Written exercise »
From the first line of the data below, copy each line up to the one containing "(5,750) -- (1564,750);", and include that line too.

########

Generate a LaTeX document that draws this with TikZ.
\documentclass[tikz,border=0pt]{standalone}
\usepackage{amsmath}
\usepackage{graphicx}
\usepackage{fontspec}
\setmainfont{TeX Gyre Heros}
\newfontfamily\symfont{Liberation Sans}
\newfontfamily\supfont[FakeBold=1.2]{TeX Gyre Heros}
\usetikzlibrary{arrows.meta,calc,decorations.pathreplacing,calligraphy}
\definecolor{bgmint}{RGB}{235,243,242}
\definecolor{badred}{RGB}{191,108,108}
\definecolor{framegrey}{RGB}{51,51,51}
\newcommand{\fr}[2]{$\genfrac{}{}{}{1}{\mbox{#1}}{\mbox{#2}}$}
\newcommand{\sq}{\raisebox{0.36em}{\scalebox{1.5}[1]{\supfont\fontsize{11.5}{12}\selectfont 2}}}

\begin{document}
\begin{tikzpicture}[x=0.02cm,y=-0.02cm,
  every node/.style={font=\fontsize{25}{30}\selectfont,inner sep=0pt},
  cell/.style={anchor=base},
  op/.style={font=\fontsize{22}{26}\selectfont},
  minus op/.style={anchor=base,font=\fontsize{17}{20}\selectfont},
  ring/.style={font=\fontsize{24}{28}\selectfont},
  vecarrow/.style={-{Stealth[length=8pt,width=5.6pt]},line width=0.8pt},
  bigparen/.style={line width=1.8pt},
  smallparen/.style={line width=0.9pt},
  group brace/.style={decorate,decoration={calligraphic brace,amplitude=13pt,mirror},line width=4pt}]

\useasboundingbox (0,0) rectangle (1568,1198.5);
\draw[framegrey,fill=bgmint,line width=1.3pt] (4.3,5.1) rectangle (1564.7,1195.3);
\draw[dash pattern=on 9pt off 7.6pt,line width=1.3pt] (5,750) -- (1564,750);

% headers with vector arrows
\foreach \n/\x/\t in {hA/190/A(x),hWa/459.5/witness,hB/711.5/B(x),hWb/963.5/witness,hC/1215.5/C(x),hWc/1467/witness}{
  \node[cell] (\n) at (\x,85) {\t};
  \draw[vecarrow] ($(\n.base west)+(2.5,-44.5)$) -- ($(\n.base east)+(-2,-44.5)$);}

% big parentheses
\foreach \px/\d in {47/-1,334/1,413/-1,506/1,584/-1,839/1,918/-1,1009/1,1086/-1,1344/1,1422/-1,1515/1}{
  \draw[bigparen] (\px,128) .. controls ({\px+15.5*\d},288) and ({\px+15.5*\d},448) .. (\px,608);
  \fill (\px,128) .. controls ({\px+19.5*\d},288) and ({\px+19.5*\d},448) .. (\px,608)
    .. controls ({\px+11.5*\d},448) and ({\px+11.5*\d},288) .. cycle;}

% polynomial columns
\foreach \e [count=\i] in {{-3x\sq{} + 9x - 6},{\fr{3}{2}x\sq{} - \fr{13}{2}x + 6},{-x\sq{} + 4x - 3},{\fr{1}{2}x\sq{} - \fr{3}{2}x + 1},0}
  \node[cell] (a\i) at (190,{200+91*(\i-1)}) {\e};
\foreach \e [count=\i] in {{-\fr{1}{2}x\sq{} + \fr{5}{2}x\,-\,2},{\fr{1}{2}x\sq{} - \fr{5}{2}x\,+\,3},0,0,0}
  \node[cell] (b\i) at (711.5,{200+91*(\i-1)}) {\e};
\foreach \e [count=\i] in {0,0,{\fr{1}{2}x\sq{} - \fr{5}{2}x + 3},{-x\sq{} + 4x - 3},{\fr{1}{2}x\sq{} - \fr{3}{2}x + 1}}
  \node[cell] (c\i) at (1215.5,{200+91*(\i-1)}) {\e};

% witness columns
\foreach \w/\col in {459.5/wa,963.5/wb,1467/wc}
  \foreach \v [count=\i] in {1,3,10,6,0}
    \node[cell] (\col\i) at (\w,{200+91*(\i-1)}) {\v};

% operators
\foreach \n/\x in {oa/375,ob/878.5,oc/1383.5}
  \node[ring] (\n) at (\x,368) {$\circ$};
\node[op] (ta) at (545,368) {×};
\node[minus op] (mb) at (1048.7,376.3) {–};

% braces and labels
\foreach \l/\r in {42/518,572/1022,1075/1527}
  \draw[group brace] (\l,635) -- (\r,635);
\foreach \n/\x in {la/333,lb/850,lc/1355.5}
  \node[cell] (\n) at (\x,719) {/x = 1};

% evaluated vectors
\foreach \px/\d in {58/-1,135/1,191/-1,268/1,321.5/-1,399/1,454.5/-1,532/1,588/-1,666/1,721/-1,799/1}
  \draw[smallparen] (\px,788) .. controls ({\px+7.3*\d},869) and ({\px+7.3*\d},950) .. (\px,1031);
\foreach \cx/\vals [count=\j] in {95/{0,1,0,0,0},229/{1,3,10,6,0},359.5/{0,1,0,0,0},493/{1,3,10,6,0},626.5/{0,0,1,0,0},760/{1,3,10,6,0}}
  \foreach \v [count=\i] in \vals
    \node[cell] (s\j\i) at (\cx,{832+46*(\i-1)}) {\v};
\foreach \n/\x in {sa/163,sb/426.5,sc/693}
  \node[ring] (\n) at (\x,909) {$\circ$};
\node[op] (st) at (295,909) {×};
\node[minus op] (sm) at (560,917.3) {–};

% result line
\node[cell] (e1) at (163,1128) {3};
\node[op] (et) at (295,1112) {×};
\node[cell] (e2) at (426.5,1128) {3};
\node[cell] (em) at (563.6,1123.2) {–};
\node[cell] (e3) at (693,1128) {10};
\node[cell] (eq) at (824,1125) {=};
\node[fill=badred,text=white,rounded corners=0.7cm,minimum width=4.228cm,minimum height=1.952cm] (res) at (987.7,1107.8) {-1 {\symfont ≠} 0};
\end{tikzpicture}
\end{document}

########

Response for this exercise »
Generate a LaTeX document that draws this with TikZ.
\documentclass[tikz,border=0pt]{standalone}
\usepackage{amsmath}
\usepackage{graphicx}
\usepackage{fontspec}
\setmainfont{TeX Gyre Heros}
\newfontfamily\symfont{Liberation Sans}
\newfontfamily\supfont[FakeBold=1.2]{TeX Gyre Heros}
\usetikzlibrary{arrows.meta,calc,decorations.pathreplacing,calligraphy}
\definecolor{bgmint}{RGB}{235,243,242}
\definecolor{badred}{RGB}{191,108,108}
\definecolor{framegrey}{RGB}{51,51,51}
\newcommand{\fr}[2]{$\genfrac{}{}{}{1}{\mbox{#1}}{\mbox{#2}}$}
\newcommand{\sq}{\raisebox{0.36em}{\scalebox{1.5}[1]{\supfont\fontsize{11.5}{12}\selectfont 2}}}

\begin{document}
\begin{tikzpicture}[x=0.02cm,y=-0.02cm,
  every node/.style={font=\fontsize{25}{30}\selectfont,inner sep=0pt},
  cell/.style={anchor=base},
  op/.style={font=\fontsize{22}{26}\selectfont},
  minus op/.style={anchor=base,font=\fontsize{17}{20}\selectfont},
  ring/.style={font=\fontsize{24}{28}\selectfont},
  vecarrow/.style={-{Stealth[length=8pt,width=5.6pt]},line width=0.8pt},
  bigparen/.style={line width=1.8pt},
  smallparen/.style={line width=0.9pt},
  group brace/.style={decorate,decoration={calligraphic brace,amplitude=13pt,mirror},line width=4pt}]

\useasboundingbox (0,0) rectangle (1568,1198.5);
\draw[framegrey,fill=bgmint,line width=1.3pt] (4.3,5.1) rectangle (1564.7,1195.3);
\draw[dash pattern=on 9pt off 7.6pt,line width=1.3pt] (5,750) -- (1564,750);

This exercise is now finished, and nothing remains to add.